Makes you think though. If a 32nm SoC, complete with edram and a super clocked (relative to 4Bone) CPU was available after all, then that that great big hunk-o-chunk-o-esram in the Bone seems kinda expensive.

As 3dilletante mentioned above, it's a different situation considering die size & 2 chips vs 1 cup. SOI is a bit more expensive than bulk, but eDRAM also has its costs on top of that since it's done in two steps for fabbing it alongside regular logic. That means it takes longer to produce the final chip, and if you think about the yield issue, they have to first produce usable eDRAM, and then they have to produce functioning logic in the next step.

There's this density comparison between 28nm and 32nm SOI, and I imagine for Durango, it might have ended up being a wash if not worse to use 32nm SOI for overall die size (porting jaguar & GCN from bulk to SOI libraries).
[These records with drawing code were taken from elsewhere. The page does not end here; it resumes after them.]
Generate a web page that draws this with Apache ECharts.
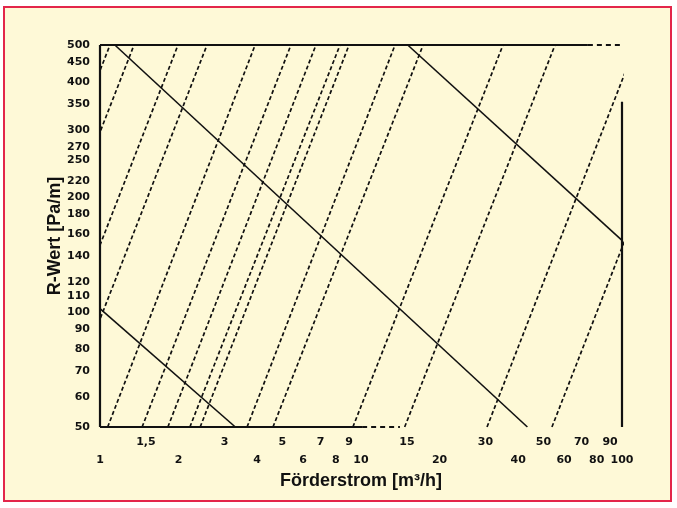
<!DOCTYPE html>
<html><head><meta charset="utf-8">
<script src="https://cdn.jsdelivr.net/npm/echarts@6/dist/echarts.min.js"></script>
<style>html,body{margin:0;padding:0;background:#fff;}#c{width:677px;height:508px;}</style>
</head><body><div id="c"></div>
<script>
// R-Wert tick labels (Pa/m)
const rTicks = [50,60,70,80,90,100,110,120,140,160,180,200,220,250,270,300,350,400,450,500];
// Förderstrom tick labels (m³/h), two rows
const qTicksUpper = [1.5,3,5,7,9,15,30,50,70,90];
const qLabelsUpper = ['1,5','3','5','7','9','15','30','50','70','90'];
const qTicksLower = [1,2,4,6,8,10,20,40,60,80,100];
const qLabelsLower = ['1','2','4','6','8','10','20','40','60','80','100'];
// dashed diameter lines: Förderstrom at R = 50 and at R = 500
const diaR = [50, 500];
const diaQ50  = [0.293,0.362,0.535,0.69,1.07,1.45,1.82,2.21,2.42,3.66,4.60,9.31,14.7,30.4,53.9];
const diaQ500 = [1.092,1.35,1.99,2.57,3.93,5.39,6.72,8.31,9.0,13.5,17.3,35.0,55.4,113,201];
// solid velocity lines: start (Q,R) and end (Q,R)
const velQa = [1, 1.14, 15.1];
const velRa = [102, 500, 500];
const velQb = [3.3, 43.4, 100];
const velRb = [50, 50, 154];
// frame pieces (data units)
const frameQmin = 1, frameQmax = 100, frameRmin = 50, frameRmax = 500;
const frameTopSolidEnd = 74;
const frameBottomSolidEnd = 10.1, frameBottomDashEnd = 14.1;
const frameRightTopR = 355;

const ink = '#111';
const fontFam = '"Liberation Sans", Arial, sans-serif';
function lbl(ticks, labels){ return v => { let b=0,d=1e9; ticks.forEach((t,i)=>{const e=Math.abs(Math.log(t)-Math.log(v)); if(e<d){d=e;b=i;}}); return labels[b]; }; }

const series = [];
diaQ50.forEach((q, i) => {
  series.push({type:'line', data:[[q, diaR[0]], [diaQ500[i], diaR[1]]], symbol:'none', silent:true, clip:true,
    lineStyle:{color:ink, width:1.7, type:[4,2.5]}});
});
velQa.forEach((q, i) => {
  series.push({type:'line', data:[[q, velRa[i]], [velQb[i], velRb[i]]], symbol:'none', silent:true, clip:true,
    lineStyle:{color:ink, width:1.6}});
});
function seg(d, dashed){ series.push({type:'line', data:d, symbol:'none', silent:true, clip:false,
    lineStyle:{color:ink, width:2.2, type: dashed ? [5,4] : 'solid'}}); }
seg([[frameQmin,frameRmin],[frameQmin,frameRmax]], false);
seg([[frameQmin,frameRmax],[frameTopSolidEnd,frameRmax]], false);
seg([[frameTopSolidEnd,frameRmax],[frameQmax,frameRmax]], true);
seg([[frameQmin,frameRmin],[frameBottomSolidEnd,frameRmin]], false);
seg([[frameBottomSolidEnd,frameRmin],[frameBottomDashEnd,frameRmin]], true);
seg([[frameQmax,frameRmin],[frameQmax,frameRightTopR]], false);

const labelStyle = {color:ink, fontSize:11, fontWeight:'bold', fontFamily:'"DejaVu Sans", sans-serif'};
const chart = echarts.init(document.getElementById('c'), null, {renderer:'canvas'});
chart.setOption({
  animation:false,
  backgroundColor:'#ffffff',
  graphic:[{type:'rect', z:-10, silent:true, shape:{x:4, y:7, width:667, height:494},
    style:{fill:'#FEF9D7', stroke:'#E3264A', lineWidth:2}}],
  grid:{left:100, right:55, top:45, bottom:81, containLabel:false},
  xAxis:[
    {type:'log', logBase:10, min:1, max:100, position:'bottom',
     axisLine:{show:false}, axisTick:{show:false}, splitLine:{show:false}, minorTick:{show:false},
     axisLabel:Object.assign({customValues:qTicksUpper, formatter:lbl(qTicksUpper,qLabelsUpper), margin:10, hideOverlap:false}, labelStyle),
     name:'Förderstrom [m³/h]', nameLocation:'middle', nameGap:45, nameMoveOverlap:false,
     nameTextStyle:{color:ink, fontSize:18, fontWeight:'bold', fontFamily:fontFam}},
    {type:'log', logBase:10, min:1, max:100, position:'bottom', offset:18,
     axisLine:{show:false}, axisTick:{show:false}, splitLine:{show:false}, minorTick:{show:false},
     axisLabel:Object.assign({customValues:qTicksLower, formatter:lbl(qTicksLower,qLabelsLower), margin:10, hideOverlap:false}, labelStyle)}
  ],
  yAxis:{type:'log', logBase:10, min:50, max:500,
     axisLine:{show:false}, axisTick:{show:false}, splitLine:{show:false}, minorTick:{show:false},
     axisLabel:Object.assign({customValues:rTicks, formatter:lbl(rTicks, rTicks.map(String)), margin:10, hideOverlap:false}, labelStyle),
     name:'R-Wert [Pa/m]', nameLocation:'middle', nameGap:36, nameRotate:90, nameMoveOverlap:false,
     nameTextStyle:{color:ink, fontSize:18, fontWeight:'bold', fontFamily:fontFam}},
  series:series
});
</script></body></html>
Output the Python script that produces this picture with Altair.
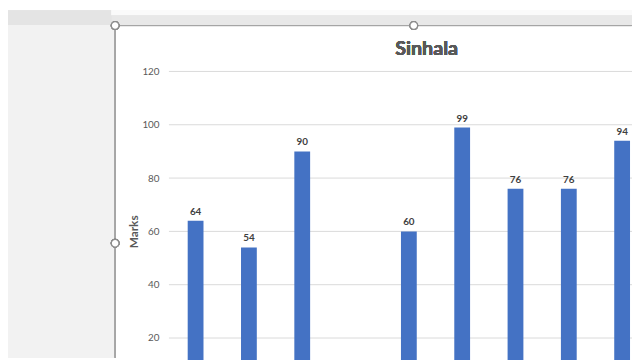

Also, Nintendo Y two separate 45nm chips, both with edram, when MS found this cheaper? BOMed back to the stone age.

I suspect heavily that the "edram" in Latte is simply MoSys 1T-SRAM, not actual DRAM with capacitors and such. I would not put it past Nintendo to keep re-using some license agreement from 15 years ago. ;)

Espresso... that should be real eDRAM through and through. Their using 45nm probably had to do with pad limitations to an extent, I mean, the die shot has a considerable amount of dead space. I'm sure it was still cheaper than 32nm SOI eDRAM in 2012 though. The fact that they even extended the Gamecube CPU to three cores is hilarious enough with the mismatched L2, not even an L3 shared cache.